Sunday, September 2, 2012

Bias Acknowledged

The ombudsman for the NYTimes recently penned a column about what he has discovered over his two years in that position.  The whole column is worth a read.  However, he makes a couple of points that support the larger contention about the perspective of the NYTimes.

The first is that the Times....their occasionally valiant ombudsman aside...rarely sees where they may have erred in their reporting.

The Times is hardly transparent. A reader still has to work very hard to find any Times policies online (though some are tucked away there), and there is still no place where Times editors speak on the issues. As for humility, well, The Times is Lake Wobegon on steroids (everybody’s way above average). I don’t remember many autopsies in which, as we assembled over the body, anyone conceded that maybe this could have been done differently.
Emphasis in the original.

The second of Mr. Wilson's more interesting observations relates to (gasp) bias.

I also noted two years ago that I had taken up the public editor duties believing “there is no conspiracy” and that The Times’s output was too vast and complex to be dictated by any Wizard of Oz-like individual or cabal. I still believe that, but also see that the hive on Eighth Avenue is powerfully shaped by a culture of like minds — a phenomenon, I believe, that is more easily recognized from without than from within. 

When The Times covers a national presidential campaign, I have found that the lead editors and reporters are disciplined about enforcing fairness and balance, and usually succeed in doing so. Across the paper’s many departments, though, so many share a kind of political and cultural progressivism — for lack of a better term — that this worldview virtually bleeds through the fabric of The Times. 

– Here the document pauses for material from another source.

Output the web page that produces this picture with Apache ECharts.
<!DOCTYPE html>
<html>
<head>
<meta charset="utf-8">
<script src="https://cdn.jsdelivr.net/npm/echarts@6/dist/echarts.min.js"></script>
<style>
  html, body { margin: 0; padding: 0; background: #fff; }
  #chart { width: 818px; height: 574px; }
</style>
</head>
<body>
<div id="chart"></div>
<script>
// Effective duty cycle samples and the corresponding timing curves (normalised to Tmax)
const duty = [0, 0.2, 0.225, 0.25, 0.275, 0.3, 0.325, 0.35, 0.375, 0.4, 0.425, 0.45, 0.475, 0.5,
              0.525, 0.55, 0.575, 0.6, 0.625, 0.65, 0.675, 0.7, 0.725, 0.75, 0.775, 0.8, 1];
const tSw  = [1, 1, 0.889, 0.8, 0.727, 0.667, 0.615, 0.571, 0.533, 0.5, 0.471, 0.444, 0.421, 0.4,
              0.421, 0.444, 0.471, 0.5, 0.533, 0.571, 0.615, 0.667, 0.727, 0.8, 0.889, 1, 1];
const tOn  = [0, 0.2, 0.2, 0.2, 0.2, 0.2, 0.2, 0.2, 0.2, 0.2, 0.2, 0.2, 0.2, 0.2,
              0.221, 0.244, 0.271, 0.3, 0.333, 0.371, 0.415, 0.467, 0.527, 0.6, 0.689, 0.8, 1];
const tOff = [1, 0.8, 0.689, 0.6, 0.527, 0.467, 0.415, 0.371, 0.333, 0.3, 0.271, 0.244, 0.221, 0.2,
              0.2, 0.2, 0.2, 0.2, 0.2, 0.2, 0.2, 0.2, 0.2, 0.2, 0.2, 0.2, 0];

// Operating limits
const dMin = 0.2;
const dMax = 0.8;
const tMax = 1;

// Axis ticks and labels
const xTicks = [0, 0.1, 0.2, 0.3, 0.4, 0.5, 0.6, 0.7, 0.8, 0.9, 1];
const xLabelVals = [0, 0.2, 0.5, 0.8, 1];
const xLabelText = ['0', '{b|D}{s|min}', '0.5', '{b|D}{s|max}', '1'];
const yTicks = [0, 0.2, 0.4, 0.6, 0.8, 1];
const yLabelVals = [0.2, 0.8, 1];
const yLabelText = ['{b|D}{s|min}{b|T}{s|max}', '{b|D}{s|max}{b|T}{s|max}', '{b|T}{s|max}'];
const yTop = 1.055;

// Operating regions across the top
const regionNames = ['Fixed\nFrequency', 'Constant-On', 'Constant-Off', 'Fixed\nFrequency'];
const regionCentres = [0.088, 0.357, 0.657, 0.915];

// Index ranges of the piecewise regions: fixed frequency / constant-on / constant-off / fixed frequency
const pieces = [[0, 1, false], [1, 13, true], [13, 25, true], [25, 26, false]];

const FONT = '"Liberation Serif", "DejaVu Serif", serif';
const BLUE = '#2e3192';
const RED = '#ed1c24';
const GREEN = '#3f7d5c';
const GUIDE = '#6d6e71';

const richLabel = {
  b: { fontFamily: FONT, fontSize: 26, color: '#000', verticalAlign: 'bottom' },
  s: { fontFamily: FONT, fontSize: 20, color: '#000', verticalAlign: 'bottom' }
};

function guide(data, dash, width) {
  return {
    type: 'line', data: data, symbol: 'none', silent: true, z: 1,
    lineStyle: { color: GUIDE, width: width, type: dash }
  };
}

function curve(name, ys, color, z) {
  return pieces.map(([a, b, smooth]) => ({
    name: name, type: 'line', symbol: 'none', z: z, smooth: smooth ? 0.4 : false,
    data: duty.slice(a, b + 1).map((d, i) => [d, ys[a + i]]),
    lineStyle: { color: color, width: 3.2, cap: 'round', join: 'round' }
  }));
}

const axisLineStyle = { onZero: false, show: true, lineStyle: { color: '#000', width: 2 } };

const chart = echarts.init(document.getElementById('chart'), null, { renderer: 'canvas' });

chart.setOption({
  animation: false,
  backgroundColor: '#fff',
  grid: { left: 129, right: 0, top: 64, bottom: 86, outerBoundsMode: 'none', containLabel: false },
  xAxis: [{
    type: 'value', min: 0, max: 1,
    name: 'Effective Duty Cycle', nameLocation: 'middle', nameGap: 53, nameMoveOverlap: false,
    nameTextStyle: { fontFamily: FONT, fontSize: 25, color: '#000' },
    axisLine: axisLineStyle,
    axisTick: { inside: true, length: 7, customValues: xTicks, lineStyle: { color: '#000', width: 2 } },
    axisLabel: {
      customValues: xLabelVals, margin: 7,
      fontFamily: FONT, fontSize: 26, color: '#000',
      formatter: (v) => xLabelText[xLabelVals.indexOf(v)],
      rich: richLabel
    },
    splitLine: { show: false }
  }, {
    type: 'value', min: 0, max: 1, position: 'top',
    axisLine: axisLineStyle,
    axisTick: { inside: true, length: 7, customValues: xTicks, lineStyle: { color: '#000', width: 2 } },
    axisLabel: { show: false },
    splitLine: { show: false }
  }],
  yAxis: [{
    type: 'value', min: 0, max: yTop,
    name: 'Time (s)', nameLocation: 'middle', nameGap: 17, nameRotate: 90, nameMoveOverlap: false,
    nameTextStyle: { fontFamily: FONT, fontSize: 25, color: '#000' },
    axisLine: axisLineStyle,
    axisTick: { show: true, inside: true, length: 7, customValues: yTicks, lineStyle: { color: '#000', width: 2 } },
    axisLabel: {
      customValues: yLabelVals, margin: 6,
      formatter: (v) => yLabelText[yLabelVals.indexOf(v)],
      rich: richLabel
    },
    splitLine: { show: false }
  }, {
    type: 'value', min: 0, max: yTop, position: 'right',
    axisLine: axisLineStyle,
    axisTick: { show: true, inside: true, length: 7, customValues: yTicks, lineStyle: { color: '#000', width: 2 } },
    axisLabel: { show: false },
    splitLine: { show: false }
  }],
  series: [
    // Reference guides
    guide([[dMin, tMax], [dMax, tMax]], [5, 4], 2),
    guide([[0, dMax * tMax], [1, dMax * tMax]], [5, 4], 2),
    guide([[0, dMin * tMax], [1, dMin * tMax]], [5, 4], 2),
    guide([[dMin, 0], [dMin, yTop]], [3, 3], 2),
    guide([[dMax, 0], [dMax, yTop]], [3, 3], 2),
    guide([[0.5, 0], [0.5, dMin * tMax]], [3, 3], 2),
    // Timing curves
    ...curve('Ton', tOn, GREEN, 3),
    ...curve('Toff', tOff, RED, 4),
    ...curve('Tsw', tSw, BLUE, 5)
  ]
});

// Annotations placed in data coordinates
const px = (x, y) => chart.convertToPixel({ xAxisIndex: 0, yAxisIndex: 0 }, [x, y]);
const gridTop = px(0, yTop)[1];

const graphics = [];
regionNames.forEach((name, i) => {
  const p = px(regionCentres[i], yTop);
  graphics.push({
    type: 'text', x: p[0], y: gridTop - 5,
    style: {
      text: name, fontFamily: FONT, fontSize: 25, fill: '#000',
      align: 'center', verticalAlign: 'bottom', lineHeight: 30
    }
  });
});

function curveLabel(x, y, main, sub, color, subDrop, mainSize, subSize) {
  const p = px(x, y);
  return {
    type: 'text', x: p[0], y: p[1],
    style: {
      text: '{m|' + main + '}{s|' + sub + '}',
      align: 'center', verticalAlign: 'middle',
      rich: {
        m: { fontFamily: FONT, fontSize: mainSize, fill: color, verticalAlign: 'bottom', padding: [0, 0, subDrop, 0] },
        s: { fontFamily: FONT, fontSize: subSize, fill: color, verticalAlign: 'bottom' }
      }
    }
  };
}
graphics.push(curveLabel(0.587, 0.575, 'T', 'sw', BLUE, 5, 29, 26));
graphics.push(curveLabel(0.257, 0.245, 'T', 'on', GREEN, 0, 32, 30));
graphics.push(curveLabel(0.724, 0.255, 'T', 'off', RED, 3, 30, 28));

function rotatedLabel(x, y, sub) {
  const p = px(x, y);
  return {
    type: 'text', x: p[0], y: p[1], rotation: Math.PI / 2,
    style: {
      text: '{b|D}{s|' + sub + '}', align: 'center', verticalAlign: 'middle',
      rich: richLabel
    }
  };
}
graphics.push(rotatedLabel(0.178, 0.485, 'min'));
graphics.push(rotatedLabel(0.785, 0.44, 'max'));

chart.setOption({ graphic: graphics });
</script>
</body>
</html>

As a result, developments like the Occupy movement and gay marriage seem almost to erupt in The Times, overloved and undermanaged, more like causes than news subjects.
This isn't exactly earth shattering news to those of us that don't work for or uncritically believe everything in the New York Times.

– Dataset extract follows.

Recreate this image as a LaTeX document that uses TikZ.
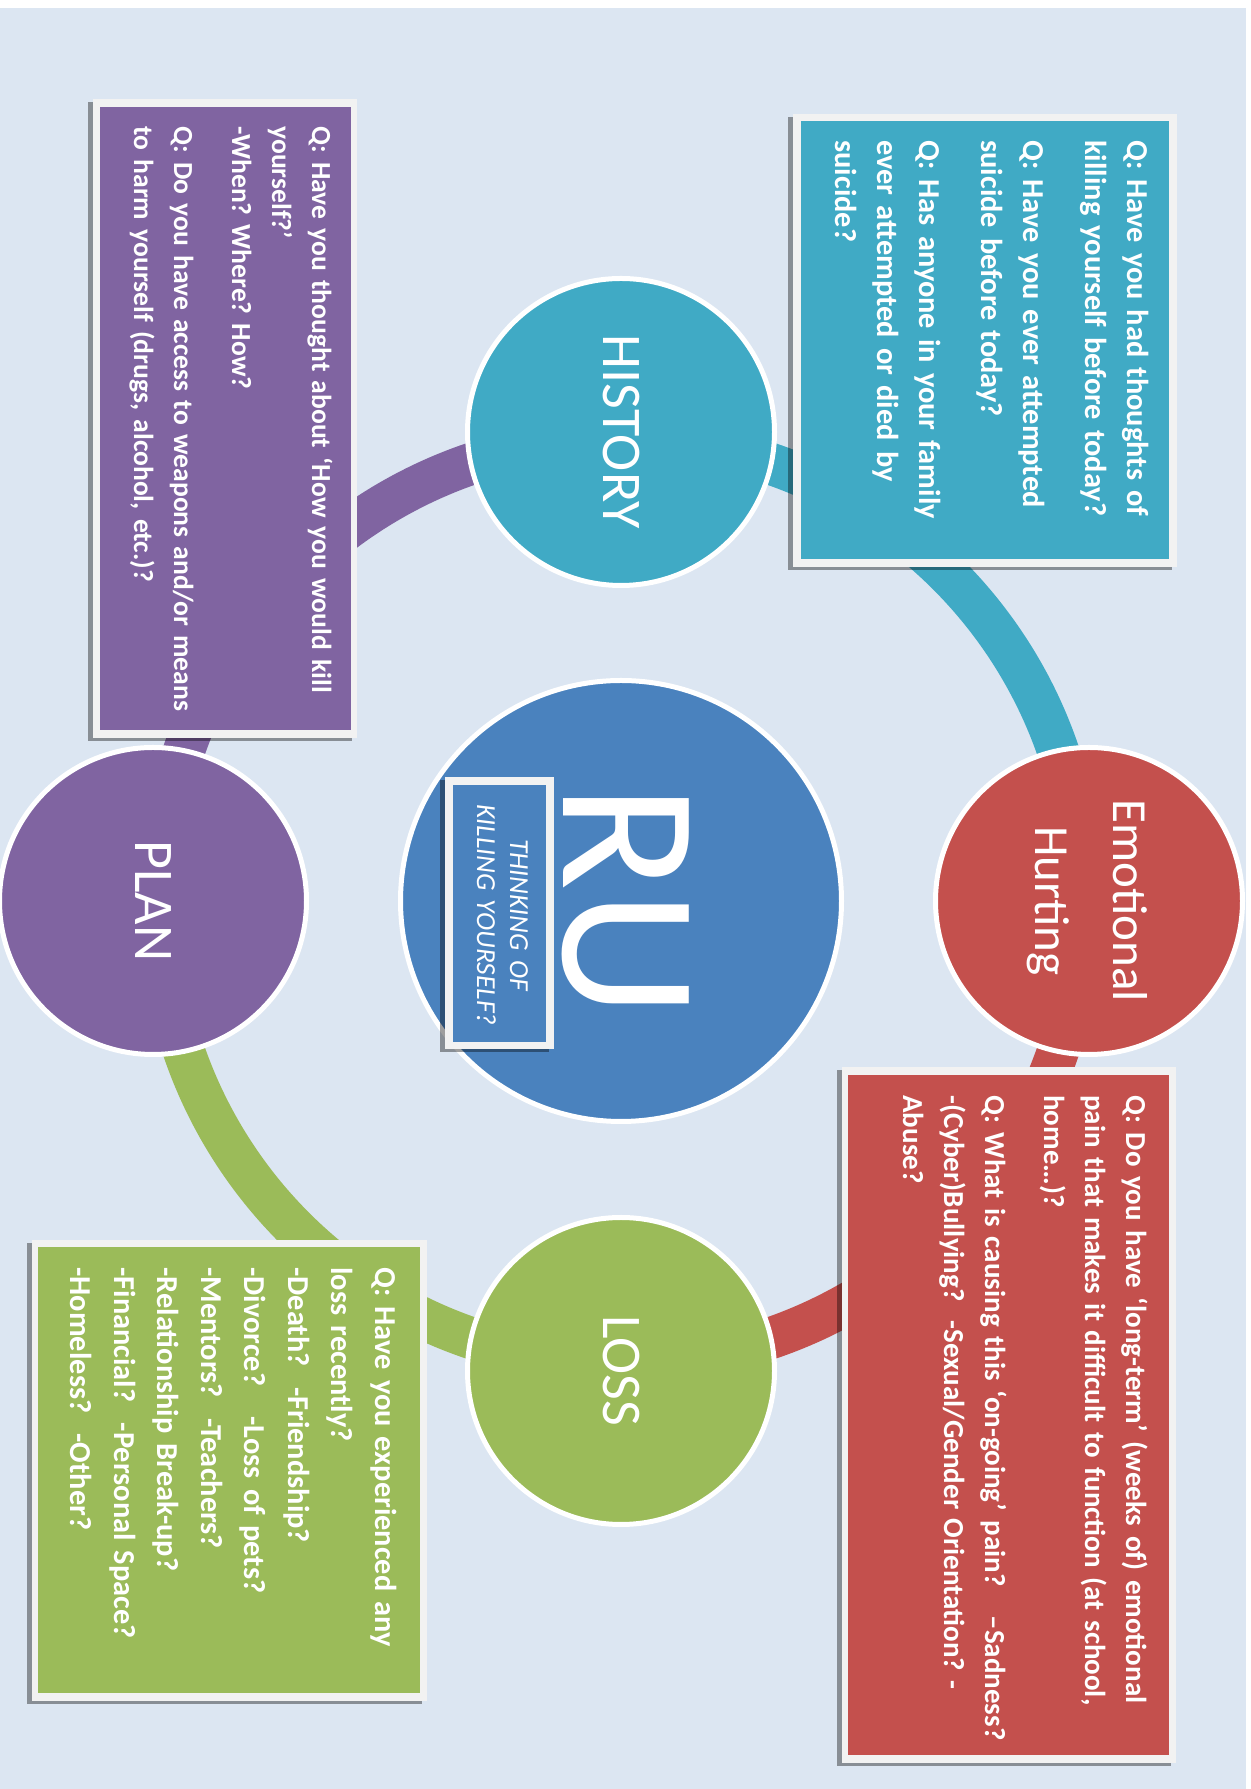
\documentclass[tikz,border=0pt]{standalone}
\usepackage{fontspec}
\setmainfont{Carlito}
\frenchspacing
\definecolor{bgblue}{HTML}{DCE6F2}
\definecolor{framegray}{HTML}{F2F2F2}
\definecolor{histc}{HTML}{40AAC5}
\definecolor{emoc}{HTML}{C4504D}
\definecolor{lossc}{HTML}{9BBB59}
\definecolor{planc}{HTML}{8064A1}
\definecolor{corec}{HTML}{4A82BE}
\begin{document}
\begin{tikzpicture}[x=0.5pt,y=0.5pt,
  band/.style={line width=21pt},
  ringnode/.style={circle, draw=white, line width=2.5pt, inner sep=0pt, minimum size=153.5pt},
  circlelabel/.style={text=white, inner sep=0pt, rotate=-90, anchor=base, font=\fontsize{28}{34}\selectfont},
  qshadow/.style={fill=black, fill opacity=0.38},
  qframe/.style={fill=framegray},
  qtext/.style={text=white, inner sep=0pt, rotate=-90, anchor=base west, align=left, text width=360pt},
]
% page and background
\fill[white] (0,0) rectangle (1251,1789);
\fill[bgblue] (0,0) rectangle (1246,1781);
\useasboundingbox (0,0) rectangle (1251,1789);

% ring joining the four outer circles
\coordinate (ringc) at (621,888);
\draw[band, histc] ([shift={(90:462)}]ringc) arc[start angle=90, end angle=0, radius=462];
\draw[band, emoc]  ([shift={(0:462)}]ringc) arc[start angle=0, end angle=-90, radius=462];
\draw[band, lossc] ([shift={(-90:462)}]ringc) arc[start angle=-90, end angle=-180, radius=462];
\draw[band, planc] ([shift={(180:462)}]ringc) arc[start angle=180, end angle=90, radius=462];

% circles
\node[ringnode, fill=corec, minimum size=220.5pt] (core) at (621,888) {};
\node[ringnode, fill=histc] (hist) at (621,1357) {};
\node[ringnode, fill=emoc]  (emo)  at (1089,888) {};
\node[ringnode, fill=lossc] (loss) at (621,418) {};
\node[ringnode, fill=planc] (plan) at (153,888) {};

% circle labels
\node[circlelabel] (histlbl) at (603,1357) {HISTORY};
\node[circlelabel] (losslbl) at (603,418) {LOSS};
\node[circlelabel] (planlbl) at (135,888) {PLAN};
\node[circlelabel, font=\fontsize{24.5}{39}\selectfont, text width=125pt, align=center] (emolbl) at (1113,888) {Emotional\\Hurting};
\node[circlelabel, font=\fontsize{98}{110}\selectfont] (rulbl) at (563,888) {RU};

% caption box inside the centre circle
\fill[qshadow] (440,737) rectangle (549,1009);
\fill[qframe] (445,740) rectangle (554,1012);
\fill[corec] (453,747) rectangle (546,1004);
\node[text=white, inner sep=0pt, rotate=-90, anchor=base, text width=130pt, align=center,
      font=\itshape\fontsize{13.75}{16.5}\selectfont] (sub) at (510,874) {THINKING OF\\KILLING YOURSELF?};

% HISTORY questions
\fill[qshadow] (788,1219) rectangle (1172,1672);
\fill[qframe] (793,1222) rectangle (1177,1675);
\fill[histc] (801,1230) rectangle (1169,1668);
\node[qtext, font=\bfseries\fontsize{15.2}{21}\selectfont] (histq) at (1127,1649)
 {Q: Have you had thoughts of\\killing yourself before today?\\[10pt]Q: Have you ever attempted\\suicide before today?\\[10pt]Q: Has anyone in your family\\ever attempted or died by\\suicide?};

% PLAN questions
\fill[qshadow] (88,1048) rectangle (352,1687);
\fill[qframe] (93,1051) rectangle (357,1690);
\fill[planc] (100,1059) rectangle (351,1682);
\node[qtext, font=\bfseries\fontsize{13.8}{20}\selectfont] (planq) at (312,1663)
 {Q: Have you thought about ‘How you would kill\\yourself?’\\-When? Where? How?\\[9pt]Q: Do you have access to weapons and/or means\\to harm yourself (drugs, alcohol, etc.)?};

% EMOTIONAL HURTING questions
\fill[qshadow] (837,23) rectangle (1171,719);
\fill[qframe] (842,26) rectangle (1176,722);
\fill[emoc] (848,34) rectangle (1169,714);
\node[qtext, font=\bfseries\fontsize{14.5}{20.5}\selectfont] (emoq) at (1126,694)
 {Q: Do you have ‘long-term’ (weeks of) emotional\\pain that makes it difficult to function (at school,\\home…)?\\[9pt]Q: What is causing this ‘on-going’ pain?~~ –Sadness?\\-(Cyber)Bullying?~ -Sexual/Gender Orientation? -\\Abuse?};

% LOSS questions
\fill[qshadow] (27,85) rectangle (422,546);
\fill[qframe] (32,88) rectangle (427,549);
\fill[lossc] (38,96) rectangle (420,542);
\node[qtext, font=\bfseries\fontsize{15.2}{21.75}\selectfont] (lossq) at (375,522)
 {Q: Have you experienced any\\loss recently?\\-Death?~ -Friendship?\\-Divorce?~~ -Loss of pets?\\-Mentors?~ -Teachers?\\-Relationship Break-up?\\-Financial?~ -Personal Space?\\-Homeless?~ -Other?};
\end{tikzpicture}
\end{document}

The story also notes the credibility of the times among Republicans has dropped relative to Fox News.  It is also noted that the credibility of Fox News among Democrats relative to the NYTimes is almost precisely inverse of that measured among Republicans.

This isn't progress.

Part of being able to have a common debate of the issues is being able to have a common basis for that debate.  When the media effectively chooses sides in their news reporting, they undermine our ability to conduct a civil discourse on current events.

An examples would be claiming that the "science is settled" with respect to global warming.  Ummm...it ain't.

Another example might be consistently reporting about potential effects of raising taxes on the budget deficit without concomitantly reporting about potential effects of cutting spending.  Or at least discussing those cuts in a manner that doesn't suggest that proponents of cuts are some sort of ghoul looking to feast on the dead.

I have maintained for many years that the rise of Rush Limbaugh and Fox News was the direct result of the media failing to publish "all the news that's fit to print".  Perhaps the Times will discover this before they turn into the next Village Voice.